By analyzing a few of Jota’s goals for Wolves, Portugal, and Liverpool, we can extrapolate a few patterns behind what makes him such a dangerous threat in front of goal, the most important one being his blind-side movement to run into space, predict the trajectory of the pass before it is even played, and arrive into a prime goalscoring position.



All in all, this transfer will likely go down as a win-win for all parties. Diogo Jota enjoyed a fruitful three-year spell at the West Midlands club, but with the emergence of Pedro Neto and Daniel Podence, he descended Nuno’s pecking order in his final months at Molineux, starting just three of Wolves’s final eight matches. Indeed, he did not play a single minute in Wolves’s opening match of the 2020/21 season, and with the arrivals of Fábio Silva and Vitinha from Porto, it’s likely that his playing time would have suffered even more had he stayed.


Whilst the Wolves leadership will be certainly happy to have received a fee of £41 million for a player who was clearly lacking in form during the time of his departure, Liverpool will be pleased to stretch the payment across the length of his contract — Wolves will receive less than £4.5 million of the fee over the next 12 months, per The Athletic.

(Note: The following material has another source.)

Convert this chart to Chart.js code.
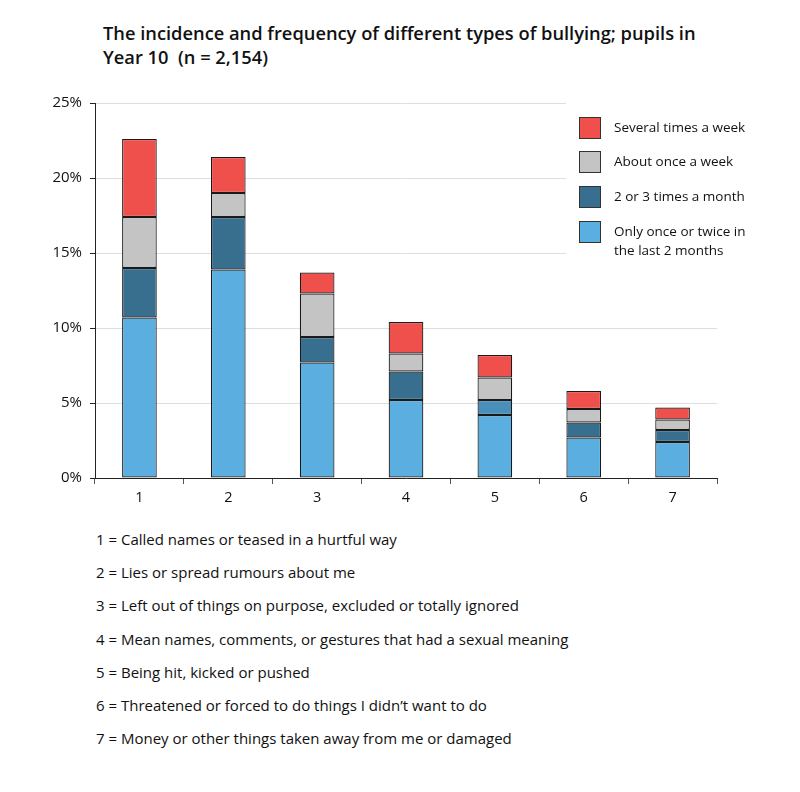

Jota has enjoyed a near perfect start to his Liverpool career, and whether he ends up breaking into the starting line-up or continuing to be a reliable performer off the bench, he is well on his way to earning a spot in Fernando Santos’s Portugal squad for next summer’s Euros. Despite Van Dijk’s season-ending injury, Liverpool find themselves atop the Premier League, and if they are to repeat their domestic triumph from last season, Jota will have a leading role to play behind their success.